41 Grundschulen sind nach der Anmelderunde so klein, dass sie die neuste Schulgesetzänderung wohl nicht überleben werden. Bildungsbehörde spricht nur von „juristischer Möglichkeit“ der Schließung. SPD sieht Elternrechte ausgehebelt

von Kaija Kutter

Um die im Januar beschlossene Schließung von 15 Grundschulen juristisch abzusichern, hat die CDU-Mehrheit in der Bürgerschaft am Mittwoch den Paragrafen 87 verschärft. Dieser schreibt nun auch Grundschulen erstmals vor, mindestens zwei Klassenzüge mit 27 Schülern zu bilden. Damit sind die Weichen für die Zukunft gestellt: So veröffentlichte der Senat jetzt in seiner Antwort auf eine Anfrage der SPD-Abgeordneten Luisa Fiedler eine Liste mit 41 Namen von Schulen, die die Hürde verfehlen – von deren Schließung aber bisher nicht die Rede war.

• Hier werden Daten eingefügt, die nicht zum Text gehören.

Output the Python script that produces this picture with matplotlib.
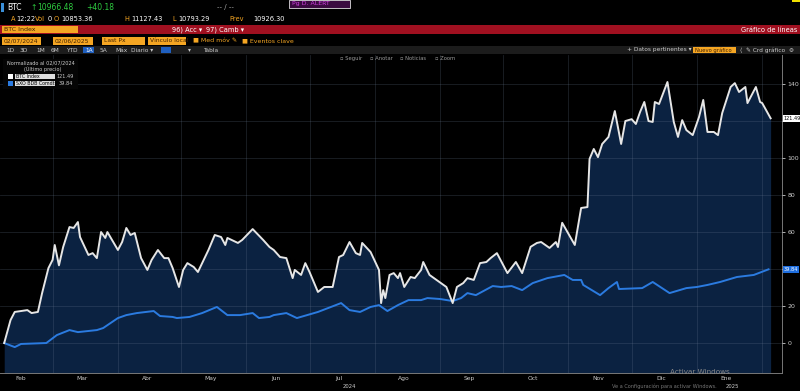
import matplotlib
matplotlib.use("Agg")
import matplotlib.pyplot as plt
import matplotlib.dates as mdates
from matplotlib.patches import Rectangle
import pandas as pd

# Datos (dias desde 07/02/2024, valor normalizado)
inicio = pd.Timestamp("2024-02-07")

btc_dias = [0, 3, 5, 11, 13, 16, 18, 21, 23, 24, 26, 28, 31, 33, 35, 36, 40, 42, 44, 46,
            48, 49, 54, 56, 58, 60, 62, 65, 68, 70, 73, 76, 78, 80, 83, 85, 87, 90, 92, 94,
            97, 100, 103, 105, 106, 111, 113, 118, 123, 126, 128, 131, 134, 137, 138, 141, 143, 145, 149, 152,
            156, 159, 161, 164, 167, 169, 170, 174, 178, 179, 180, 181, 183, 185, 187, 188, 190, 193, 195, 198,
            199, 202, 210, 213, 215, 218, 220, 223, 226, 229, 231, 234, 239, 243, 246, 250, 253, 255, 259, 262,
            263, 265, 271, 274, 277, 278, 280, 282, 284, 287, 290, 293, 295, 298, 300, 302, 304, 306, 308, 309,
            311, 315, 318, 320, 322, 324, 327, 330, 332, 334, 337, 339, 341, 345, 347, 349, 352, 353, 357, 359,
            360, 364]
btc_vals = [0, 12.4, 16.8, 17.8, 16.2, 16.8, 27, 40.5, 45, 53, 42, 51.9, 62.7, 62.2, 65.4, 57.3, 47.6, 48.6, 45.9, 60,
            56.8, 60, 50.3, 54.6, 62.2, 58.4, 59.5, 45.9, 39.5, 44.9, 50.3, 45.9, 45.9, 40.5, 30.3, 39.5, 43.2, 41.1, 38.4, 43.2,
            50.3, 58.4, 57.3, 53, 56.8, 54.1, 55.7, 61.6, 55.7, 51.9, 50.3, 46.5, 45.9, 35.1, 39.5, 36.8, 43.2, 38.4, 27.6, 30.3,
            30.3, 46.5, 47.6, 54.6, 48.6, 47.6, 54.1, 49.2, 39.5, 21.6, 28.6, 24.3, 36.8, 37.8, 35.1, 37.8, 30.3, 35.7, 35.1, 39.5,
            43.8, 36.8, 30.3, 21.6, 30.3, 32.4, 35.1, 34.1, 43.2, 43.8, 45.9, 48.6, 37.8, 43.8, 37.8, 52, 54.1, 54.6, 51.4, 54.6,
            51.9, 65, 53, 73, 73.5, 99.5, 104.9, 100.5, 107.6, 111.4, 125.4, 107.6, 120, 121, 118.4, 124.9, 130.3, 120, 119.5, 130.3,
            129.2, 141.1, 119.5, 111.4, 120.5, 115.1, 112.4, 122.2, 131.4, 114.1, 114.1, 112.4, 124.3, 138.4, 140.5, 135.7, 138.4, 129.7, 138.4, 130.3,
            129.7, 121.49]

cmp_dias = [0, 5, 8, 20, 25, 31, 35, 44, 47, 54, 58, 63, 71, 74, 80, 82, 88, 94, 101, 106,
            112, 118, 121, 126, 128, 134, 139, 149, 160, 164, 169, 174, 178, 182, 187, 192, 198, 201, 207, 213,
            217, 220, 224, 232, 236, 241, 246, 251, 258, 266, 270, 274, 275, 283, 287, 291, 292, 303, 308, 316,
            324, 329, 334, 340, 348, 356, 363]
cmp_vals = [0, -2.2, -0.5, 0, 4.3, 7, 5.9, 7, 8.1, 13.5, 15.1, 16.2, 17.3, 14.6, 14.1, 13.5, 14.1, 16.2, 19.5, 15.1,
            15.1, 16.2, 13.5, 14.1, 15.1, 16.2, 13.5, 16.8, 21.6, 17.8, 16.8, 19.5, 20.5, 17.3, 20.5, 23.2, 23.2, 24.3, 23.8, 22.7,
            24.3, 27, 25.9, 30.8, 30.3, 30.8, 28.6, 32.4, 35.1, 36.8, 34.1, 34.1, 31.4, 25.9, 29.7, 33, 29.2, 29.7, 33, 27,
            29.7, 30.3, 31.4, 33, 35.7, 36.8, 39.84]

meses = ["Feb", "Mar", "Abr", "May", "Jun", "Jul", "Ago", "Sep", "Oct", "Nov", "Dic", "Ene"]
serie_btc = "BTC Index"
serie_cmp = "SXO BDB Comdty"

btc_fechas = inicio + pd.to_timedelta(btc_dias, unit="D")
cmp_fechas = inicio + pd.to_timedelta(cmp_dias, unit="D")

W, H = 800, 391
fig = plt.figure(figsize=(8, 3.91), dpi=100, facecolor="black")


def fx(x):
    return x / W


def fy(y):
    return 1 - y / H


def caja(x0, y0, x1, y1, color, borde=None):
    fig.patches.append(Rectangle((fx(x0), fy(y1)), (x1 - x0) / W, (y1 - y0) / H,
                                 transform=fig.transFigure, facecolor=color,
                                 edgecolor=borde if borde else "none", lw=0.6))


def texto(x, y, s, color="white", size=5, ha="left", **kw):
    fig.text(fx(x), fy(y), s, color=color, fontsize=size, ha=ha, va="center", **kw)


naranja = "#f5a623"
rojo = "#a01020"
verde = "#2ecc40"

# --- cabecera tipo terminal ---
caja(1, 3, 4, 12, "#3a8fd8")
texto(7, 8, "BTC", size=5.5)
texto(30, 8, "↑", color=verde, size=5.5)
texto(37, 8, "10966.48", color=verde, size=5.5)
texto(86, 8, "+40.18", color=verde, size=5.5)
texto(217, 7, "-- / --", color="#aaaaaa", size=5)
caja(289, 0, 350, 8, "#3a0a40", borde="#dddddd")
texto(292, 4, "Pg D. ALERT", color="#d040e0", size=4.5)
caja(792, 0, 800, 2, "#f0e000")

texto(11, 19, "A", color=naranja, size=4.8)
texto(16, 19, "12:22", size=4.8)
texto(35, 19, "Vol", color=naranja, size=4.8)
texto(48, 19, "0", color="white", size=4.8)
texto(54, 19, "O", color=naranja, size=4.8)
texto(61, 19, "10853.36", size=4.8)
texto(124, 19, "H", color=naranja, size=4.8)
texto(131, 19, "11127.43", size=4.8)
texto(172, 19, "L", color=naranja, size=4.8)
texto(178, 19, "10793.29", size=4.8)
texto(229, 19, "Prev", color=naranja, size=4.8)
texto(253, 19, "10926.30", size=4.8)

caja(0, 25, 800, 34, rojo)
caja(2, 26, 78, 33, naranja)
texto(4, 29.5, "BTC Index", color="#402000", size=4.5)
texto(172, 29.5, "96) Acc ▾", size=4.8)
texto(206, 29.5, "97) Camb ▾", size=4.8)
texto(797, 29.5, "Gráfico de líneas", size=4.8, ha="right")

for x0, x1, s in [(2, 41, "02/07/2024"), (53, 93, "02/06/2025"),
                  (102, 145, "Last Px"), (148, 186, "Vínculo local")]:
    caja(x0, 37, x1, 45, naranja)
    texto(x0 + 2, 41, s, color="#402000", size=4.3)
texto(193, 41, "■ Med móv ✎", color=naranja, size=4.5)
texto(242, 41, "■ Eventos clave", color=naranja, size=4.5)

caja(0, 46, 800, 54, "#1c1c1c")
for x, s in [(6, "1D"), (20, "3D"), (36, "1M"), (51, "6M"), (66, "YTD"),
             (100, "5A"), (115, "Máx"), (131, "Diario ▾"), (188, "▾"), (203, "Tabla")]:
    texto(x, 50, s, color="#cccccc", size=4.2)
caja(83, 47, 94, 53, "#1f5fbf")
texto(85, 50, "1A", size=4.2)
caja(161, 47, 171, 53, "#1f5fbf")
texto(627, 50, "+ Datos pertinentes ▾", color="#cccccc", size=4.2)
caja(693, 47, 736, 53, naranja)
texto(695, 50, "Nuevo gráfico", color="#402000", size=3.8)
texto(740, 50, "⟨  ✎ Crd gráfico  ⚙", color="#cccccc", size=4.2)

texto(340, 58.5, "▫ Seguir", color="#999999", size=3.8)
texto(370, 58.5, "▫ Anotar", color="#999999", size=3.8)
texto(400, 58.5, "▫ Noticias", color="#999999", size=3.8)
texto(435, 58.5, "▫ Zoom", color="#999999", size=3.8)

# --- grafico ---
ax = fig.add_axes([fx(0), fy(373), 782 / W, (373 - 55) / H])
ax.set_facecolor("black")

navy = "#0b2241"
ax.fill_between(btc_fechas, btc_vals, -30, color=navy, zorder=1, lw=0)
ax.plot(cmp_fechas, cmp_vals, color="#2b7be0", lw=1.4, zorder=3)
ax.plot(btc_fechas, btc_vals, color="#e6e6e6", lw=1.4, zorder=4)

ax.set_ylim(-16.2, 155.7)
ax.set_xlim(inicio - pd.Timedelta(days=2), inicio + pd.Timedelta(days=369.4))

ax.yaxis.tick_right()
ax.set_yticks(range(0, 141, 20))
# las etiquetas 40 y 120 quedan tapadas por los recuadros de ultimo valor
ax.set_yticklabels(["0", "20", "", "60", "80", "100", "", "140"])
ax.tick_params(axis="y", colors="#cccccc", labelsize=4.5, length=2, width=0.6, pad=2)

ax.xaxis.set_major_locator(mdates.MonthLocator())
ax.xaxis.set_major_formatter(plt.NullFormatter())
ax.xaxis.set_minor_locator(mdates.MonthLocator(bymonthday=15))
etiquetas = {}
for i, m in enumerate(meses):
    etiquetas[(i + 1) % 12 + 1] = m
ax.xaxis.set_minor_formatter(plt.FuncFormatter(lambda v, p: etiquetas[mdates.num2date(v).month]))
ax.tick_params(axis="x", which="both", length=0, colors="#cccccc", labelsize=4.3, pad=2.5)

ax.grid(True, which="major", color="#6f8099", alpha=0.25, lw=0.6)
ax.set_axisbelow(False)

for lado in ["top", "left"]:
    ax.spines[lado].set_visible(False)
ax.spines["right"].set_color("#777777")
ax.spines["bottom"].set_color("#777777")
ax.spines["right"].set_linewidth(0.7)
ax.spines["bottom"].set_linewidth(0.7)

trans = ax.get_yaxis_transform()
ax.text(1.002, btc_vals[-1], f"{btc_vals[-1]:.2f}", transform=trans, fontsize=3.6,
        color="black", va="center", ha="left", clip_on=False,
        bbox=dict(boxstyle="square,pad=0.2", fc="white", ec="none"))
ax.text(1.002, cmp_vals[-1], f"{cmp_vals[-1]:.2f}", transform=trans, fontsize=3.6,
        color="white", va="center", ha="left", clip_on=False,
        bbox=dict(boxstyle="square,pad=0.2", fc="#1f6fe0", ec="none"))

xt = ax.get_xaxis_transform()
ax.text(pd.Timestamp("2024-07-20"), -0.042, "2024", transform=xt, fontsize=3.8,
        color="#cccccc", ha="center", va="center")
ax.text(pd.Timestamp("2025-01-18"), -0.042, "2025", transform=xt, fontsize=3.8,
        color="#cccccc", ha="center", va="center")

# leyenda
caja(3, 59, 78, 89, "#050505")
texto(7, 63, "Normalizado al 02/07/2024", color="#cccccc", size=3.6)
texto(24, 69, "(Último precio)", color="#cccccc", size=3.6)
caja(8, 74, 13, 79, "white")
caja(15, 74, 55, 79, "#dddddd")
texto(16, 76.5, serie_btc, color="black", size=3.4)
texto(57, 76.5, f"{btc_vals[-1]:.2f}", color="#cccccc", size=3.6)
caja(8, 81, 13, 86, "#2b7be0")
caja(15, 81, 55, 86, "#dddddd")
texto(16, 83.5, serie_cmp, color="black", size=3.4)
texto(59, 83.5, f"{cmp_vals[-1]:.2f}", color="#cccccc", size=3.6)

# marca de agua de Windows (aparece en la captura)
texto(670, 371.5, "Activar Windows", color="#888888", size=5.2)
texto(612, 386, "Ve a Configuración para activar Windows.", color="#777777", size=3.6)

fig.savefig("out.png", dpi=100, facecolor="black")
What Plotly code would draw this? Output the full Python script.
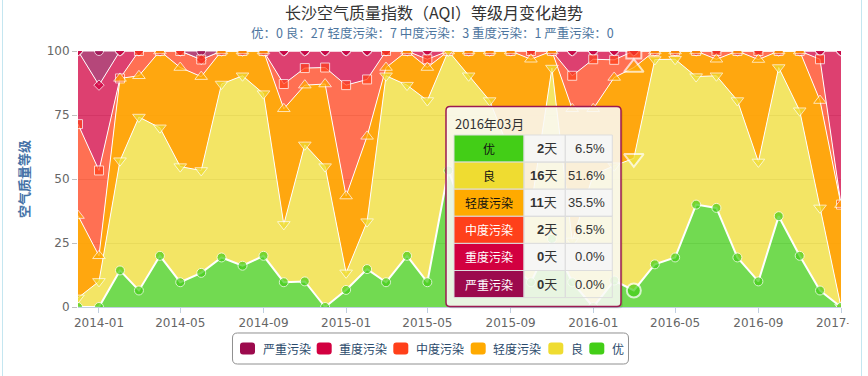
import plotly.graph_objects as go
import numpy as np

# ---------------- data (days per month) ----------------
MONTHS = ['2013-12', '2014-01', '2014-02', '2014-03', '2014-04', '2014-05', '2014-06', '2014-07',
          '2014-08', '2014-09', '2014-10', '2014-11', '2014-12', '2015-01', '2015-02', '2015-03',
          '2015-04', '2015-05', '2015-06', '2015-07', '2015-08', '2015-09', '2015-10', '2015-11',
          '2015-12', '2016-01', '2016-02', '2016-03', '2016-04', '2016-05', '2016-06', '2016-07',
          '2016-08', '2016-09', '2016-10', '2016-11', '2016-12', '2017-01']

CATS = ['优', '良', '轻度污染', '中度污染', '重度污染', '严重污染']

you = [0, 0, 4, 2, 6, 3, 4, 6, 5, 6, 3, 3, 0, 2, 4, 3, 6, 3, 16, 10, 6, 5, 3, 8, 3, 0, 3, 2,
       5, 6, 12, 12, 6, 3, 11, 6, 2, 0]
liang = [1, 3, 12, 21, 15, 14, 12, 21, 23, 19, 7, 16, 17, 2, 5, 25, 20, 22, 14, 18, 19, 13, 9, 20,
         5, 16, 13, 16, 24, 24, 15, 16, 19, 14, 18, 17, 10, 0]
qingdu = [9, 3, 9, 5, 9, 12, 11, 4, 3, 5, 14, 7, 10, 9, 9, 1, 4, 4, 0, 3, 6, 12, 18, 2, 16, 8, 10,
          11, 1, 1, 3, 2, 6, 12, 2, 7, 13, 2]
zhongdu = [10, 10, 0, 3, 0, 2, 2, 0, 0, 0, 3, 2, 2, 13, 6, 2, 0, 1, 0, 0, 0, 0, 1, 0, 4, 6, 2, 2,
           0, 0, 0, 1, 0, 1, 0, 0, 5, 0]
zhongdu_heavy = [8, 10, 3, 0, 0, 0, 0, 0, 0, 0, 4, 2, 2, 4, 3, 0, 0, 1, 0, 0, 0, 0, 0, 0, 3, 1, 1,
                 0, 0, 0, 0, 0, 0, 0, 0, 0, 1, 3]
yanzhong = [0, 4, 0, 0, 0, 0, 1, 0, 0, 0, 0, 0, 0, 0, 0, 0, 0, 0, 0, 0, 0, 0, 0, 0, 0, 0, 0, 0,
            0, 0, 0, 0, 0, 0, 0, 0, 0, 0]

SERIES = [you, liang, qingdu, zhongdu, zhongdu_heavy, yanzhong]
BASE_COLORS = ['#43ce17', '#efdc31', '#ffaa00', '#ff401a', '#d20040', '#9c0a4d']
FILL_COLORS = ['rgba(67,206,23,0.75)', 'rgba(239,220,49,0.75)', 'rgba(255,162,0,0.94)',
               'rgba(255,64,26,0.75)', 'rgba(210,0,64,0.75)', 'rgba(156,10,77,0.75)']
SYMBOLS = ['circle', 'triangle-down', 'triangle-up', 'square', 'diamond', 'circle']
SIZES = [9, 11, 11, 9, 8, 9]
HOVER_SIZES = [14, 17, 17, 15, 8, 9]
HOVER_MONTH = '2016-03'

TITLE = '长沙空气质量指数（AQI）等级月变化趋势'
SUBTITLE = '优：0 良：27 轻度污染：7 中度污染：3 重度污染：1 严重污染：0'
Y_TITLE = '空气质量等级'

FONT = 'Noto Sans CJK SC, DejaVu Sans, sans-serif'
NUMFONT = 'DejaVu Sans, Noto Sans CJK SC, sans-serif'
TIPFONT = 'Liberation Sans, Noto Sans CJK SC, sans-serif'

# ---------------- geometry helpers (pixels -> paper) ----------------
WIDTH, HEIGHT = 868, 376
L, R, T, B = 78, 27, 51, 69
PW, PH = WIDTH - L - R, HEIGHT - T - B


def px(x):
    return (x - L) / PW


def py(y):
    return (T + PH - y) / PH


x_dates = [m + '-01' for m in MONTHS]
data = np.array(SERIES, dtype=float)
totals = data.sum(axis=0)
pct = data / totals * 100
cum = np.cumsum(pct, axis=0)
hidx = MONTHS.index(HOVER_MONTH)

fig = go.Figure()

# stacked areas (bottom: 优 ... top: 严重污染)
for k, name in enumerate(CATS):
    fig.add_trace(go.Scatter(
        x=x_dates, y=SERIES[k], name=name, stackgroup='aqi',
        groupnorm='percent' if k == 0 else None,
        mode='lines', line=dict(color='white', width=2 if k == 0 else 1),
        fillcolor=FILL_COLORS[k], showlegend=False, hoverinfo='skip'))

# markers (drawn 严重 first so 优 is on top)
for k in reversed(range(len(CATS))):
    sizes = [SIZES[k]] * len(MONTHS)
    lw = [1] * len(MONTHS)
    sizes[hidx] = HOVER_SIZES[k]
    lw[hidx] = 2 if HOVER_SIZES[k] > SIZES[k] else 1
    fig.add_trace(go.Scatter(
        x=x_dates, y=cum[k], mode='markers', showlegend=False, hoverinfo='skip',
        marker=dict(symbol=SYMBOLS[k], size=sizes, color=BASE_COLORS[k],
                    line=dict(color='white', width=lw))))

shapes = []
annotations = []


def rrect_path(x0, y0, x1, y1, r):
    pts = [('M', [(x0 + r, y0)]), ('L', [(x1 - r, y0)]), ('Q', [(x1, y0), (x1, y0 + r)]),
           ('L', [(x1, y1 - r)]), ('Q', [(x1, y1), (x1 - r, y1)]), ('L', [(x0 + r, y1)]),
           ('Q', [(x0, y1), (x0, y1 - r)]), ('L', [(x0, y0 + r)]), ('Q', [(x0, y0), (x0 + r, y0)])]
    s = ''
    for cmd, ps in pts:
        s += cmd + ' ' + ' '.join(f'{px(a):.5f},{py(b):.5f}' for a, b in ps) + ' '
    return s + 'Z'


# clip of the last x tick label at the container edge (as in the reference)
shapes.append(dict(type='rect', xref='paper', yref='paper', x0=px(848.5), x1=px(868), y0=py(330),
                   y1=py(310), fillcolor='white', line=dict(width=0), layer='above'))
# container edge lines
for ex in (2.5, 861.5):
    shapes.append(dict(type='line', xref='paper', yref='paper', x0=px(ex), x1=px(ex),
                       y0=py(0), y1=py(HEIGHT), line=dict(color='#c4e6f0', width=1)))

# tooltip
tx0, ty0, tx1, ty1 = 446, 106.5, 621, 306.5
shapes.append(dict(type='path', xref='paper', yref='paper', path=rrect_path(tx0 + 2, ty0 + 2, tx1 + 2, ty1 + 2, 4),
                   fillcolor='rgba(0,0,0,0.08)', line=dict(width=0)))
shapes.append(dict(type='path', xref='paper', yref='paper', path=rrect_path(tx0, ty0, tx1, ty1, 4),
                   fillcolor='rgba(253,253,250,0.86)', line=dict(color='#9c1a52', width=1.5)))
annotations.append(dict(x=px(453), y=py(123), xref='paper', yref='paper', xanchor='left', yanchor='middle',
                        text=HOVER_MONTH.replace('-', '年') + '月', showarrow=False,
                        font=dict(family=FONT, size=13, color='#333333')))

cols = [454, 524, 565.3, 612.3]
row_top, row_h = 135, 27.1
text_colors = ['#111111', '#111111', '#111111', '#ffffff', '#ffffff', '#ffffff']
for k, name in enumerate(CATS):
    r0 = row_top + k * row_h
    r1 = r0 + row_h
    shapes.append(dict(type='rect', xref='paper', yref='paper', x0=px(cols[0]), x1=px(cols[1]),
                       y0=py(r1), y1=py(r0), fillcolor=BASE_COLORS[k], line=dict(color='#dddddd', width=1)))
    cell_bg = 'rgba(246,246,246,0.95)' if k % 2 == 0 else 'rgba(255,255,255,0)'
    for c in (1, 2):
        shapes.append(dict(type='rect', xref='paper', yref='paper', x0=px(cols[c]), x1=px(cols[c + 1]),
                           y0=py(r1), y1=py(r0), fillcolor=cell_bg, line=dict(color='#dddddd', width=1)))
    yc = py((r0 + r1) / 2)
    annotations.append(dict(x=px((cols[0] + cols[1]) / 2), y=yc, xref='paper', yref='paper',
                            text=name, showarrow=False, xanchor='center', yanchor='middle',
                            font=dict(family=FONT, size=12, color=text_colors[k])))
    d = int(SERIES[k][hidx])
    annotations.append(dict(x=px(cols[2] - 6), y=yc, xref='paper', yref='paper',
                            text=f'<b>{d}</b>天', showarrow=False, xanchor='right', yanchor='middle',
                            font=dict(family=TIPFONT, size=13, color='#333333')))
    annotations.append(dict(x=px(cols[3] - 5), y=yc, xref='paper', yref='paper',
                            text=f'{pct[k][hidx]:.1f}%', showarrow=False, xanchor='right', yanchor='middle',
                            font=dict(family=TIPFONT, size=13, color='#333333')))

# legend (drawn as a box with swatches, order 严重污染 ... 优)
shapes.append(dict(type='path', xref='paper', yref='paper', path=rrect_path(232.5, 333, 628.5, 364, 5),
                   fillcolor='white', line=dict(color='#909090', width=1)))
sw_left = [240, 316.7, 393.3, 470.7, 548.3, 589.3]
leg_order = list(reversed(range(len(CATS))))
for j, k in enumerate(leg_order):
    x0 = sw_left[j]
    shapes.append(dict(type='path', xref='paper', yref='paper', path=rrect_path(x0, 342.5, x0 + 15, 354.5, 3),
                       fillcolor=BASE_COLORS[k], line=dict(width=0)))
    annotations.append(dict(x=px(x0 + 20.5), y=py(348.5), xref='paper', yref='paper', text=CATS[k],
                            showarrow=False, xanchor='left', yanchor='middle',
                            font=dict(family=FONT, size=12, color='#2b4a6b')))

# titles
annotations.append(dict(x=px(434), y=py(12), xref='paper', yref='paper', text=TITLE, showarrow=False,
                        xanchor='center', yanchor='middle', font=dict(family=FONT, size=16, color='#333333')))
annotations.append(dict(x=px(432), y=py(32.5), xref='paper', yref='paper', text=SUBTITLE, showarrow=False,
                        xanchor='center', yanchor='middle', font=dict(family=FONT, size=12.5, color='#4d759e')))
annotations.append(dict(x=px(23), y=py(179), xref='paper', yref='paper', text='<b>' + Y_TITLE + '</b>',
                        showarrow=False, textangle=-90, xanchor='center', yanchor='middle',
                        font=dict(family=FONT, size=13, color='#4572a7')))

fig.update_layout(
    width=WIDTH, height=HEIGHT, margin=dict(l=L, r=R, t=T, b=B, autoexpand=False),
    plot_bgcolor='white', paper_bgcolor='white', showlegend=False,
    shapes=shapes, annotations=annotations, hovermode=False,
    xaxis=dict(type='date', range=[x_dates[0], x_dates[-1]], tick0='2014-01-01', dtick='M4',
               tickformat='%Y-%m', ticks='outside', ticklen=5, tickcolor='#c0d0e0',
               showline=True, linecolor='#c0d0e0', linewidth=1, showgrid=False, zeroline=False,
               automargin=False, tickfont=dict(family=NUMFONT, size=12, color='#666666')),
    yaxis=dict(range=[0, 100], tickvals=[0, 25, 50, 75, 100], ticks='outside', ticklen=5,
               tickcolor='#c0c0c0', showgrid=True, gridcolor='#d8d8d8', showline=False, zeroline=False,
               automargin=False, tickfont=dict(family=NUMFONT, size=12, color='#666666')),
)

fig.write_html('out.html', config={'displayModeBar': False},
               post_script="document.body.style.margin='0px';document.body.style.overflow='hidden';")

„Es bleiben diverse Standorte perspektivisch unsicher“, erklärt Fiedler mit Verweis auf das just geänderte Gesetz. Denn wenn Grundschulen ein zweites Mal in Folge das Ziel verfehlen, bekommen sie im darauf folgenden Jahr keine Schüler mehr, es sei denn, der Senat macht eine Ausnahme. Abziehen von diesen 41 Namen kann man etwa acht Schulen in Randregionen wie Cranz oder Ochsenwerder, wo die Politik kleinere Klassen tolerieren will. Doch auch dann blieben noch immer 33 Standorte gefährdet, von denen zwölf zwei kleine Klassen, 21 aber nur eine einzige bilden können.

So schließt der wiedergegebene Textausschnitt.